**Data extract:**
START

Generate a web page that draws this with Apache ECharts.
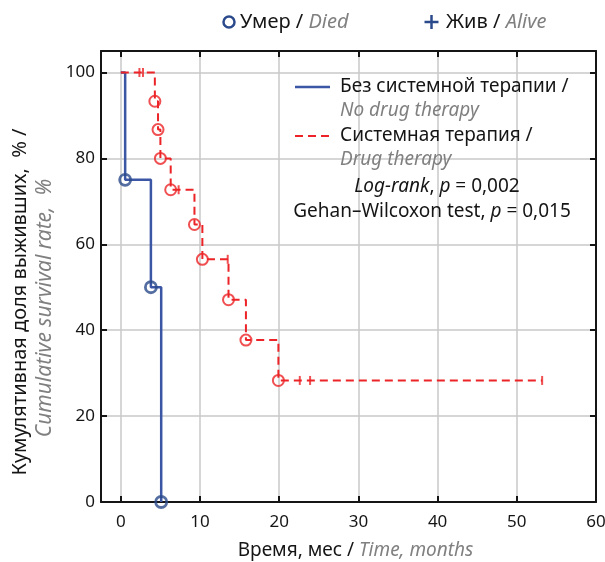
<!DOCTYPE html>
<html>
<head>
<meta charset="utf-8">
<script src="https://cdn.jsdelivr.net/npm/echarts@6/dist/echarts.min.js"></script>
<style>html,body{margin:0;padding:0;background:#fff}#c{width:605px;height:562px}</style>
</head>
<body>
<div id="c"></div>
<script>
// ---- Data ----
// No drug therapy: times (months) and survival (%) after each step
const noDrugTime = [0, 0.55, 3.8, 5.1];
const noDrugSurv = [100, 75, 50, 0];
// Drug therapy
const drugTime = [0, 4.3, 4.7, 5.0, 6.3, 9.3, 10.3, 13.6, 15.8, 19.9, 53.2];
const drugSurv = [100, 93.3, 86.7, 80.0, 72.7, 64.6, 56.5, 47.1, 37.7, 28.3, 28.3];
// Censored (alive) observations, drug therapy group
const drugCensorTime = [2.35, 2.8, 7.3, 13.5, 22.6, 23.9, 53.2];
const drugCensorSurv = [100, 100, 72.7, 56.5, 28.3, 28.3, 28.3];
// Axis ranges / ticks
const xMin = -2.5, xMax = 60, xSplit = 6;
const yMin = 0, yMax = 105, ySplit = 5;

const FONT = 'Noto Sans';
const FS = 19;
const BLUE = '#3a56a5';
const BLUE_DARK = '#2b4a8b';
const RED = '#ec2427';
const GRAY = '#808080';
const BLACK = '#151515';

const pairs = (xs, ys) => xs.map((x, i) => [x, ys[i]]);
const noDrugLine = pairs(noDrugTime, noDrugSurv);
const noDrugDied = noDrugLine.slice(1);
const drugLine = pairs(drugTime, drugSurv);
const drugDied = drugLine.slice(1, drugLine.length - 1);
const drugCensor = pairs(drugCensorTime, drugCensorSurv);

const frameLine = {show: true, onZero: false, lineStyle: {color: BLACK, width: 2}};
const frameTick = {show: true, inside: true, length: 6, lineStyle: {color: BLACK, width: 2}};

const chart = echarts.init(document.getElementById('c'), null, {renderer: 'canvas'});
chart.setOption({
  animation: false,
  grid: {left: 101, right: 9, top: 51, bottom: 60, containLabel: false, outerBoundsMode: 'none'},
  xAxis: [
    {
      type: 'value', min: xMin, max: xMax, splitNumber: xSplit, position: 'bottom',
      axisLine: frameLine, axisTick: frameTick,
      axisLabel: {formatter: v => (v < 0 ? '' : String(v)), fontSize: 17, fontFamily: FONT, color: BLACK, margin: 12},
      splitLine: {show: true, lineStyle: {color: '#c8c8c8', width: 1.5}},
      name: '{a|Время, мес / }{b|Time, months}',
      nameLocation: 'middle', nameGap: 39,
      nameTextStyle: {padding: [0, 0, 0, 14], rich: {
        a: {fontSize: FS, fontFamily: FONT, color: BLACK},
        b: {fontSize: FS, fontFamily: FONT, color: GRAY, fontStyle: 'italic'}
      }}
    },
    {
      type: 'value', min: xMin, max: xMax, splitNumber: xSplit, position: 'top',
      axisLine: frameLine, axisTick: frameTick,
      axisLabel: {show: false}, splitLine: {show: false}
    }
  ],
  yAxis: [
    {
      type: 'value', min: yMin, max: yMax, splitNumber: ySplit, position: 'left',
      axisLine: frameLine, axisTick: frameTick,
      axisLabel: {formatter: v => (v > 100 ? '' : String(v)), fontSize: 17, fontFamily: FONT, color: BLACK, margin: 6},
      splitLine: {show: true, lineStyle: {color: '#c8c8c8', width: 1.5}}
    },
    {
      type: 'value', min: yMin, max: yMax, splitNumber: ySplit, position: 'right',
      axisLine: frameLine, axisTick: frameTick,
      axisLabel: {show: false}, splitLine: {show: false}
    }
  ],
  series: [
    {
      name: 'Без системной терапии', type: 'line', step: 'end', data: noDrugLine,
      showSymbol: false, symbol: 'none', clip: false,
      lineStyle: {color: BLUE, width: 2.5}, z: 3
    },
    {
      name: 'Системная терапия', type: 'line', step: 'end', data: drugLine,
      showSymbol: false, symbol: 'none', clip: false,
      lineStyle: {color: RED, width: 2, type: [8, 5]}, z: 4
    },
    {
      type: 'scatter', data: noDrugDied, symbol: 'circle', symbolSize: 11, clip: false,
      itemStyle: {color: 'rgba(255,255,255,0)', borderColor: BLUE_DARK, borderWidth: 2.8}, z: 5
    },
    {
      type: 'scatter', data: drugDied, symbol: 'circle', symbolSize: 11, clip: false,
      itemStyle: {color: 'rgba(255,255,255,0)', borderColor: RED, borderWidth: 2}, z: 5
    },
    {
      type: 'scatter', data: drugCensor, symbol: 'rect', symbolSize: [2, 9], clip: false,
      itemStyle: {color: RED}, z: 5
    }
  ],
  graphic: [
    // y-axis title (two lines, rotated)
    {type: 'text', x: 20, y: 302, rotation: Math.PI / 2, style: {
      text: 'Кумулятивная доля выживших,  % /', fontSize: 20, fontFamily: FONT, fill: BLACK,
      align: 'center', textAlign: 'center', verticalAlign: 'middle', textVerticalAlign: 'middle'}},
    {type: 'text', x: 45, y: 308, rotation: Math.PI / 2, style: {
      text: 'Cumulative survival rate,  %', fontSize: 21, fontFamily: FONT, fontStyle: 'italic', fill: GRAY,
      align: 'center', textAlign: 'center', verticalAlign: 'middle', textVerticalAlign: 'middle'}},
    // top legend
    {type: 'circle', shape: {cx: 229, cy: 22, r: 5.5}, style: {fill: 'none', stroke: BLUE_DARK, lineWidth: 2.5}},
    {type: 'text', x: 240, y: 22, style: {
      text: '{a|Умер / }{b|Died}', verticalAlign: 'middle', textVerticalAlign: 'middle',
      rich: {a: {fontSize: 20, fontFamily: FONT, fill: BLACK}, b: {fontSize: 20, fontFamily: FONT, fill: GRAY, fontStyle: 'italic'}}
    }},
    {type: 'line', shape: {x1: 424.5, y1: 22, x2: 438.5, y2: 22}, style: {stroke: BLUE_DARK, lineWidth: 2.5}},
    {type: 'line', shape: {x1: 431.5, y1: 15, x2: 431.5, y2: 29}, style: {stroke: BLUE_DARK, lineWidth: 2.5}},
    {type: 'text', x: 446, y: 22, style: {
      text: '{a|Жив / }{b|Alive}', verticalAlign: 'middle', textVerticalAlign: 'middle',
      rich: {a: {fontSize: 20, fontFamily: FONT, fill: BLACK}, b: {fontSize: 20, fontFamily: FONT, fill: GRAY, fontStyle: 'italic'}}
    }},
    // inner legend
    {type: 'line', shape: {x1: 295, y1: 87, x2: 330, y2: 87}, style: {stroke: BLUE, lineWidth: 2.5}, z: 10},
    {type: 'text', x: 340, y: 87, z: 10, style: {text: 'Без системной терапии /', fontSize: FS, fontFamily: FONT, fill: BLACK, verticalAlign: 'middle', textVerticalAlign: 'middle'}},
    {type: 'text', x: 340, y: 111, z: 10, style: {text: 'No drug therapy', fontSize: FS, fontFamily: FONT, fontStyle: 'italic', fill: GRAY, verticalAlign: 'middle', textVerticalAlign: 'middle'}},
    {type: 'line', shape: {x1: 295, y1: 136, x2: 330, y2: 136}, style: {stroke: RED, lineWidth: 2, lineDash: [8, 5]}, z: 10},
    {type: 'text', x: 340, y: 136, z: 10, style: {text: 'Системная терапия /', fontSize: FS, fontFamily: FONT, fill: BLACK, verticalAlign: 'middle', textVerticalAlign: 'middle'}},
    {type: 'text', x: 340, y: 160, z: 10, style: {text: 'Drug therapy', fontSize: FS, fontFamily: FONT, fontStyle: 'italic', fill: GRAY, verticalAlign: 'middle', textVerticalAlign: 'middle'}},
    {type: 'text', x: 437, y: 187, z: 10, style: {
      text: '{i|Log-rank}{n|, }{i|p}{n| = 0,002}', align: 'center', textAlign: 'center', verticalAlign: 'middle', textVerticalAlign: 'middle',
      rich: {i: {fontSize: FS, fontFamily: FONT, fontStyle: 'italic', fill: BLACK}, n: {fontSize: FS, fontFamily: FONT, fill: BLACK}}
    }},
    {type: 'text', x: 432, y: 212, z: 10, style: {
      text: '{n|Gehan–Wilcoxon test, }{i|p}{n| = 0,015}', align: 'center', textAlign: 'center', verticalAlign: 'middle', textVerticalAlign: 'middle',
      rich: {i: {fontSize: FS, fontFamily: FONT, fontStyle: 'italic', fill: BLACK}, n: {fontSize: FS, fontFamily: FONT, fill: BLACK}}
    }}
  ]
});
</script>
</body>
</html>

END

**Aim of the exercise:** Copy nothing but the lines from the top of the data down to the line containing "const BLACK = '#151515';", and leave the pictures out.

**Problem solution:**
Generate a web page that draws this with Apache ECharts.
<!DOCTYPE html>
<html>
<head>
<meta charset="utf-8">
<script src="https://cdn.jsdelivr.net/npm/echarts@6/dist/echarts.min.js"></script>
<style>html,body{margin:0;padding:0;background:#fff}#c{width:605px;height:562px}</style>
</head>
<body>
<div id="c"></div>
<script>
// ---- Data ----
// No drug therapy: times (months) and survival (%) after each step
const noDrugTime = [0, 0.55, 3.8, 5.1];
const noDrugSurv = [100, 75, 50, 0];
// Drug therapy
const drugTime = [0, 4.3, 4.7, 5.0, 6.3, 9.3, 10.3, 13.6, 15.8, 19.9, 53.2];
const drugSurv = [100, 93.3, 86.7, 80.0, 72.7, 64.6, 56.5, 47.1, 37.7, 28.3, 28.3];
// Censored (alive) observations, drug therapy group
const drugCensorTime = [2.35, 2.8, 7.3, 13.5, 22.6, 23.9, 53.2];
const drugCensorSurv = [100, 100, 72.7, 56.5, 28.3, 28.3, 28.3];
// Axis ranges / ticks
const xMin = -2.5, xMax = 60, xSplit = 6;
const yMin = 0, yMax = 105, ySplit = 5;

const FONT = 'Noto Sans';
const FS = 19;
const BLUE = '#3a56a5';
const BLUE_DARK = '#2b4a8b';
const RED = '#ec2427';
const GRAY = '#808080';
const BLACK = '#151515';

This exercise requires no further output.